"Василий Семенович Гроссман. Авель (Шестое августа)" - читать интересную книгу автора

начальство, - добавил он, - судит о целях войны, с меня достаточно, что я
рискую своей шкурой. А то окажется потом, что война была неправедной, и
опять моя шкура будет отвечать.
- От ответственности никто не открутится, - сказал Баренс.
Но тут все стали возражать ему - разве солдат может отвечать?
- Я ведь говорю о чисто моральной ответственности, - поправился Баренс.
Блек сказал:
- Знаешь, техника освобождает нас в этом деле от моральной
ответственности. Раньше ты разбивал голову врагу дубиной и тебя обдавало его
мозгом - вот тогда ты отвечал; потом расстояние стало все увеличиваться - на
длину копья, полета стрелы, и ты только слышал его крик, потом он отдалился
на выстрел из пищали, мушкета, и ты уже не слышал его стонов, только видел,
как он падает - пестрый человечек, серая фигурка, потом неясный силуэтик,
потом точечка, потом не стал виден не только человек, но даже линкор, по
которому бьешь... Кому нести ответственность? Тот, кто видит врага, -
наблюдатель, он не стреляет, а тот, кто стреляет, - огневик, - тот не видит,
у него только данные - цифры, за что же ему отвечать? Нет, отвечают не те,
кто стреляет.
Джозеф тоже сказал несколько слов:
- Мне не пришлось ни разу видеть японца в форме.
- Ну и в самом деле смешно, почему мальчик должен знать, чего они там
хотят, - сказал Диль. - Тут надо вычертить кривую - по оси ординат
откладывается дальнобойность, а по абсциссе - ответственность стрелка:
кривая стремится к нулю, моральная ответственность становится бесконечно
малой, практически ею можно пренебречь. Обычная вещь при расчетах.
Ночью бомбардир писал письмо:
"Дорогая мамочка, если бы ты знала, как я скучаю по тебе. Я ведь не
виноват, что меня мало интересуют здешние люди. Меня тошнит от их
развлечений, споров и от их выпивок.
Если бы ты только знала, как мне хочется быть возле тебя.

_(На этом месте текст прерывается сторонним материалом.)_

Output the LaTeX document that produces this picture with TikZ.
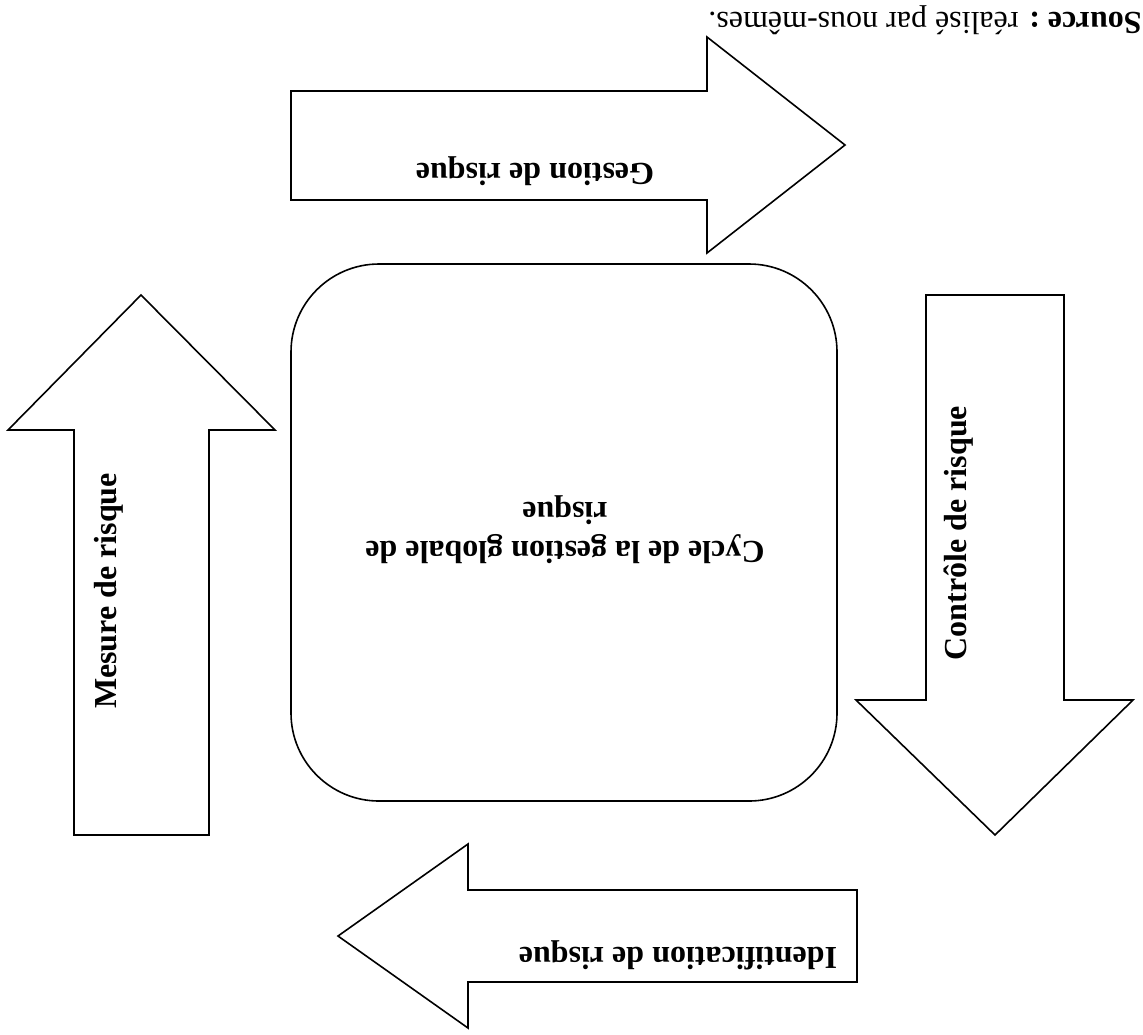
\documentclass[tikz,border=0pt]{standalone}
\usepackage{fontspec}
\setmainfont{Liberation Serif}
\begin{document}
\begin{tikzpicture}[x=0.5pt,y=-0.5pt,
  shapeline/.style={draw=black,line width=0.8pt,fill=white,line join=miter},
  lbl/.style={inner sep=0pt,font=\fontsize{16}{18.5}\selectfont\bfseries},
  srclbl/.style={inner sep=0pt,font=\fontsize{16}{18.5}\selectfont}]
\useasboundingbox (0,0) rectangle (1143,1034);
% top arrow (points right)
\draw[shapeline] (291,91) -- (707,91) -- (707,37) -- (845,145) -- (707,253) -- (707,200) -- (291,200) -- cycle;
% right arrow (points down)
\draw[shapeline] (926,295) -- (1064,295) -- (1064,700) -- (1133,700) -- (995,835) -- (856,700) -- (926,700) -- cycle;
% bottom arrow (points left)
\draw[shapeline] (857,890) -- (468,890) -- (468,844) -- (338,936) -- (468,1028) -- (468,982) -- (857,982) -- cycle;
% left arrow (points up)
\draw[shapeline] (74,835) -- (74,430) -- (8,430) -- (141,295) -- (275,430) -- (209,430) -- (209,835) -- cycle;
% central rounded box
\draw[shapeline,rounded corners=44pt] (291,264) rectangle (837,801);
% labels
\node[srclbl,anchor=base,rotate=180] (src) at (925,12) {\textbf{Source :} r\'{e}alis\'{e} par nous-m\^{e}mes.};
\node[lbl,anchor=base,rotate=180] (gest) at (535,163) {Gestion de risque};
\node[lbl,anchor=base,rotate=90] (ctrl) at (966,533) {Contr\^{o}le de risque};
\node[lbl,anchor=base,rotate=180] (ident) at (678,947) {Identification de risque};
\node[lbl,anchor=base,rotate=90] (mes) at (116,591) {Mesure de risque};
\node[lbl,align=center,rotate=180,font=\fontsize{16}{19.5}\selectfont\bfseries] (cycle) at (565,530) {Cycle de la gestion globale de\\risque};
\end{tikzpicture}
\end{document}
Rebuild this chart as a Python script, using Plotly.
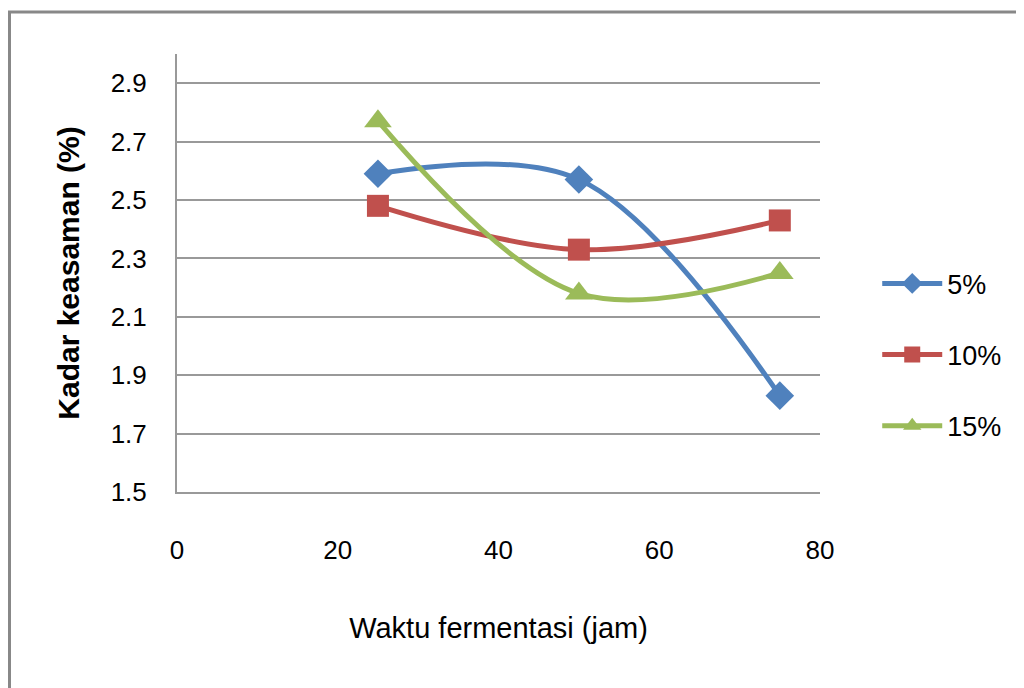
import plotly.graph_objects as go

x_jam = [25, 50, 75]
s5 = [2.59, 2.57, 1.83]
s10 = [2.48, 2.33, 2.43]
s15 = [2.77, 2.18, 2.25]
names = ["5%", "10%", "15%"]
colors = ["#4F81BD", "#C0504D", "#9BBB59"]
symbols = ["diamond", "square", "triangle-up"]
x_ticks = [0, 20, 40, 60, 80]
y_ticks = [1.5, 1.7, 1.9, 2.1, 2.3, 2.5, 2.7, 2.9]

FONT = "Liberation Sans, Arial, sans-serif"

fig = go.Figure()
for name, ys, c, sym in zip(names, [s5, s10, s15], colors, symbols):
    fig.add_trace(go.Scatter(
        x=x_jam, y=ys, name=name, mode="lines+markers",
        line=dict(color=c, width=5, shape="spline", smoothing=1.0),
        marker=dict(symbol=sym, size=24 if sym == "triangle-up" else 22, color=c),
        legendgroup=name,
    ))

L, R, T, B = 169, 212, 46, 204
fig.update_layout(
    width=1024, height=688,
    margin=dict(l=L, r=R, t=T, b=B),
    paper_bgcolor="white", plot_bgcolor="white",
    font=dict(family=FONT, size=26, color="#000"),
    showlegend=True,
    legend=dict(x=1.089, y=0.313, xanchor="left", yanchor="middle",
                font=dict(size=27), tracegroupgap=33, itemwidth=60,
                bgcolor="rgba(0,0,0,0)"),
    xaxis=dict(range=[0, 80], tickvals=x_ticks, showgrid=False,
               showline=True, linecolor="#999", linewidth=2, zeroline=False,
               ticks="", ticklabelstandoff=34, tickfont=dict(size=26),
               title=dict(text="Waktu fermentasi (jam)", standoff=53,
                          font=dict(size=29))),
    yaxis=dict(range=[1.5, 3.0], tickvals=y_ticks, ticktext=[f"{v:.1f}" for v in y_ticks],
               showgrid=True, gridcolor="#999", gridwidth=2,
               showline=True, linecolor="#999", linewidth=2, zeroline=False,
               ticks="", ticklabelstandoff=23, tickfont=dict(size=26),
               title=dict(text="<b>Kadar keasaman (%)</b>", standoff=22,
                          font=dict(size=30))),
    shapes=[dict(type="rect", xref="paper", yref="paper",
                 x0=-0.2605, y0=-0.6, x1=1.5, y1=1.096,
                 line=dict(color="#888", width=3), layer="below")],
)

fig.write_html("out.html")
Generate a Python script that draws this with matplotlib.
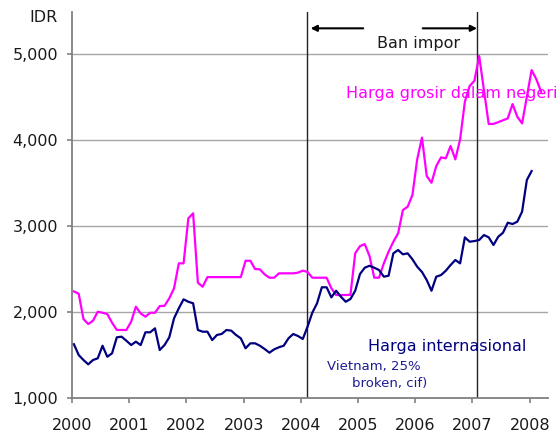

Скажу тебе
правду, не только потому, что люблю тебя больше всех на свете, но ведь ты
единственная понимаешь, что я ближе к маленьким, чем к большим, и мне не
нужно коктейлей и двусмысленных разговоров. Вечером нужно позвать меня,
чтобы я шел ужинать и не торчал до темноты на площадке, а когда я лягу
спать, ты посмотришь, аккуратно ли я сложил одежду и хорошо ли укрыт. А
здесь спортом они не хотят заниматься из-за жары, посмеиваются надо мной,
почему я не люблю карт и прочего, не веду в пьяном виде идиотских умных
разговоров. И конца этому не видно. Блек объяснял сегодня вечером цели
войны, но я так и не понял ясно, какое мне до всего этого дело. Я-то знаю,
чего хочу, - быть дома, возле тебя и всех наших родных, снова видеть свою
комнату, наш сад и двор, сидеть с тобой за ужином и слушать твой голос..."
Утром в штаб вызвали командира корабля. Вернувшись в свой домик, он по
телефону попросил зайти всех членов команды.
Они застали Баренса в садике, он высаживал из грунта какие-то коричневые,
мохнатые, похожие на гусениц корешки с цилиндрическими янтарно-желтыми
побегами и прикрывал их бумажными колпачками с надписями и датами. Шея его и
уши покраснели - он был садовник в эту минуту.
- Получен приказ сегодня ночью вылететь, - сказал он, встал, распрямился,
вытер ладони, сощурил глаза - и садовник исчез.
- Боевой полет? - спросили четверо одновременно.